» SET EXERCISE: Print the material below exactly as it stands, please, from its first line to the line holding "-4.8, -1.4, 0];", with no pictures.

——

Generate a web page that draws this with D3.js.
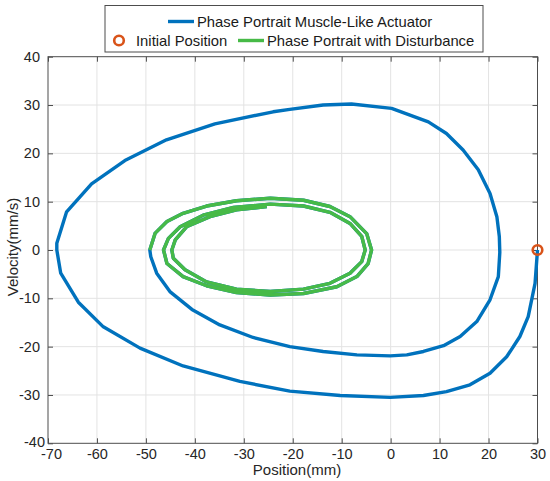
<!DOCTYPE html>
<html lang="en">
<head>
  <meta charset="utf-8">
  <title>Phase Portrait</title>
  <script src="https://d3js.org/d3.v7.min.js"></script>
  <style>
    body { margin: 0; background: #fff; font-family: 'Liberation Sans', Arial, sans-serif; }
    .grid line { stroke: #e3e3e3; stroke-width: 1; }
    .tick text { fill: #262626; font-size: 14.5px; font-family: 'Liberation Sans', Arial, sans-serif; }
    .lbl { fill: #262626; font-size: 15px; }
    .leg { fill: #1a1a1a; font-size: 14.8px; }
  </style>
</head>
<body>
<div id="chart"></div>
<script>
  // outer trajectory (position mm, velocity mm/s)
  var blueX = [30, 29.5, 28.1, 26.4, 23.7, 20.3, 16.2, 11.4, 6.7, -0.1, -10.3, -20.6, -30.8, -42.4, -51.2, -58.7, -63.8, -67.4, -68.2,
               -68.2, -66.2, -61.1, -54.3, -45.8, -35.9, -24, -20.6, -13.8, -8, 0.2, 7.7, 11.4, 14.8, 17.9, 20.3, 21.7, 22.2, 22.3,
               22, 20.3, 17.6, 14.2, 10.8, 6.7, 3.3, -0.1, -6.9, -13.8, -20.6, -28.1, -34.9, -40.6, -45.1, -47.8, -49, -49.2];
  var blueY = [0, -6.9, -13.8, -17.9, -22.1, -25.5, -27.9, -29.3, -30.1, -30.5, -30.1, -29.2, -27.2, -24, -20.3, -15.9, -10.8, -4.8, 0,
               1.4, 7.9, 13.7, 18.5, 22.8, 26.1, 28.6, 29.1, 30, 30.2, 29.3, 26.5, 24.1, 20.7, 16.6, 11.7, 6.9, 2.8, -0.5,
               -5.5, -10.3, -14.8, -17.9, -19.8, -21, -21.7, -21.9, -21.7, -21, -20, -18.1, -15.5, -12.3, -8.6, -4.8, -1.4, 0];

  // inner spiral (shared by both runs, the disturbed one drawn on top)
  var spiralX = [-49.2, -48.1, -45.7, -42.4, -37.6, -31.5, -24.6, -17.8, -12.4, -8.3, -4.9, -3.9, -4.6, -6.9, -11, -17.8, -24.6, -31.5, -37.6, -42.4, -45.7, -46.4,
                 -45.4, -43, -38.3, -32.1, -24.6, -17.8, -12.4, -8.3, -5.9, -5.2, -5.9, -8.3, -12.4, -17.8, -24.6, -31.5, -37.6, -42, -44.4, -44.7,
                 -44, -41.7, -36.9, -31.5, -25.3];
  var spiralY = [0, 3.5, 5.9, 7.6, 9.1, 10.2, 10.7, 10.3, 9, 6.9, 3.4, 0, -2.8, -5.5, -7.6, -9, -9.3, -8.8, -7.4, -5.5, -2.8, 0,
                 2.4, 4.8, 7.2, 8.8, 9.5, 9.1, 7.8, 5.5, 2.8, 0, -2.4, -4.8, -6.9, -8.1, -8.6, -8.1, -6.6, -4.1, -1.7, 0,
                 2.1, 4.8, 6.9, 8.3, 9];

  var startX = [30], startY = [0];
  var xTicks = d3.range(-70, 31, 10);
  var yTicks = d3.range(-40, 41, 10);

  var W = 550, H = 481;
  var margin = {top: 56.7, right: 12.5, bottom: 37.7, left: 48};
  var width = W - margin.left - margin.right,
      height = H - margin.top - margin.bottom;

  var svg = d3.select("#chart").append("svg")
      .attr("width", W).attr("height", H);
  var g = svg.append("g")
      .attr("transform", "translate(" + margin.left + "," + margin.top + ")");

  var x = d3.scaleLinear().domain([-70, 30]).range([0, width]);
  var y = d3.scaleLinear().domain([-40, 40]).range([height, 0]);
  var fmt = d => String(d);   // plain hyphen minus, like the original

  // grid
  g.append("g").attr("class", "grid")
    .selectAll("line").data(xTicks.slice(1, -1)).enter().append("line")
    .attr("x1", d => x(d)).attr("x2", d => x(d)).attr("y1", 0).attr("y2", height);
  g.append("g").attr("class", "grid")
    .selectAll("line").data(yTicks.slice(1, -1)).enter().append("line")
    .attr("y1", d => y(d)).attr("y2", d => y(d)).attr("x1", 0).attr("x2", width);

  // axes with inward ticks
  var axCol = "#4d4d4d";
  function styleAxis(sel) {
    sel.select(".domain").remove();
    sel.selectAll(".tick line").attr("stroke", axCol);
  }
  var xl = g.append("g").attr("transform", "translate(0," + height + ")")
    .call(d3.axisBottom(x).tickValues(xTicks).tickSizeInner(-5).tickSizeOuter(0).tickPadding(5).tickFormat(fmt))
    .call(styleAxis);
  g.append("g")
    .call(d3.axisTop(x).tickValues(xTicks).tickSizeInner(-5).tickSizeOuter(0).tickFormat(""))
    .call(styleAxis);
  var yl = g.append("g")
    .call(d3.axisLeft(y).tickValues(yTicks).tickSizeInner(-5).tickSizeOuter(0).tickPadding(8).tickFormat(fmt))
    .call(styleAxis);
  yl.selectAll(".tick text").filter(d => d === -40).attr("dx", "5px").attr("dy", "0.2em");
  xl.selectAll(".tick text").filter(d => d === -70).attr("dx", "3px");
  g.append("g").attr("transform", "translate(" + width + ",0)")
    .call(d3.axisRight(y).tickValues(yTicks).tickSizeInner(-5).tickSizeOuter(0).tickFormat(""))
    .call(styleAxis);
  g.selectAll(".tick text").attr("fill", "#262626");

  g.append("rect").attr("width", width).attr("height", height)
    .attr("fill", "none").attr("stroke", axCol).attr("stroke-width", 1);

  // curves
  var line = d3.line().x(d => x(d[0])).y(d => y(d[1]));
  var outer = blueX.map((v, i) => [v, blueY[i]]);
  var spiral = spiralX.map((v, i) => [v, spiralY[i]]);

  g.append("path").datum(outer.concat(spiral))
    .attr("d", line).attr("fill", "none")
    .attr("stroke", "#0072BD").attr("stroke-width", 3.4).attr("stroke-linejoin", "round");
  g.append("path").datum(spiral)
    .attr("d", line).attr("fill", "none")
    .attr("stroke", "#47BA47").attr("stroke-width", 3.4).attr("stroke-linejoin", "round");

  g.selectAll("circle.start").data(startX).enter().append("circle")
    .attr("class", "start")
    .attr("cx", d => x(d)).attr("cy", (d, i) => y(startY[i]))
    .attr("r", 4.8).attr("fill", "none")
    .attr("stroke", "#D95319").attr("stroke-width", 2.6);

  // axis labels
  svg.append("text").attr("class", "lbl")
    .attr("x", 297).attr("y", 474.5)
    .attr("text-anchor", "middle").text("Position(mm)");
  svg.append("text").attr("class", "lbl")
    .attr("transform", "translate(18,247) rotate(-90)")
    .attr("text-anchor", "middle").text("Velocity(mm/s)");

  // legend
  var leg = svg.append("g");
  leg.append("rect").attr("x", 105).attr("y", 5.5).attr("width", 378).attr("height", 46.5)
    .attr("fill", "#fff").attr("stroke", "#4d4d4d").attr("stroke-width", 1);
  leg.append("line").attr("x1", 168).attr("x2", 194).attr("y1", 21.5).attr("y2", 21.5)
    .attr("stroke", "#0072BD").attr("stroke-width", 3.4);
  leg.append("text").attr("class", "leg").attr("x", 197).attr("y", 26.5)
    .text("Phase Portrait Muscle-Like Actuator");
  leg.append("circle").attr("cx", 119).attr("cy", 40.5).attr("r", 4.8)
    .attr("fill", "none").attr("stroke", "#D95319").attr("stroke-width", 2.6);
  leg.append("text").attr("class", "leg").attr("x", 136).attr("y", 45.5)
    .text("Initial Position");
  leg.append("line").attr("x1", 238).attr("x2", 264).attr("y1", 40.5).attr("y2", 40.5)
    .attr("stroke", "#47BA47").attr("stroke-width", 3.4);
  leg.append("text").attr("class", "leg").attr("x", 267).attr("y", 45.5)
    .text("Phase Portrait with Disturbance");
</script>
</body>
</html>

——

» RESULT OF THE TASK:
Generate a web page that draws this with D3.js.
<!DOCTYPE html>
<html lang="en">
<head>
  <meta charset="utf-8">
  <title>Phase Portrait</title>
  <script src="https://d3js.org/d3.v7.min.js"></script>
  <style>
    body { margin: 0; background: #fff; font-family: 'Liberation Sans', Arial, sans-serif; }
    .grid line { stroke: #e3e3e3; stroke-width: 1; }
    .tick text { fill: #262626; font-size: 14.5px; font-family: 'Liberation Sans', Arial, sans-serif; }
    .lbl { fill: #262626; font-size: 15px; }
    .leg { fill: #1a1a1a; font-size: 14.8px; }
  </style>
</head>
<body>
<div id="chart"></div>
<script>
  // outer trajectory (position mm, velocity mm/s)
  var blueX = [30, 29.5, 28.1, 26.4, 23.7, 20.3, 16.2, 11.4, 6.7, -0.1, -10.3, -20.6, -30.8, -42.4, -51.2, -58.7, -63.8, -67.4, -68.2,
               -68.2, -66.2, -61.1, -54.3, -45.8, -35.9, -24, -20.6, -13.8, -8, 0.2, 7.7, 11.4, 14.8, 17.9, 20.3, 21.7, 22.2, 22.3,
               22, 20.3, 17.6, 14.2, 10.8, 6.7, 3.3, -0.1, -6.9, -13.8, -20.6, -28.1, -34.9, -40.6, -45.1, -47.8, -49, -49.2];
  var blueY = [0, -6.9, -13.8, -17.9, -22.1, -25.5, -27.9, -29.3, -30.1, -30.5, -30.1, -29.2, -27.2, -24, -20.3, -15.9, -10.8, -4.8, 0,
               1.4, 7.9, 13.7, 18.5, 22.8, 26.1, 28.6, 29.1, 30, 30.2, 29.3, 26.5, 24.1, 20.7, 16.6, 11.7, 6.9, 2.8, -0.5,
               -5.5, -10.3, -14.8, -17.9, -19.8, -21, -21.7, -21.9, -21.7, -21, -20, -18.1, -15.5, -12.3, -8.6, -4.8, -1.4, 0];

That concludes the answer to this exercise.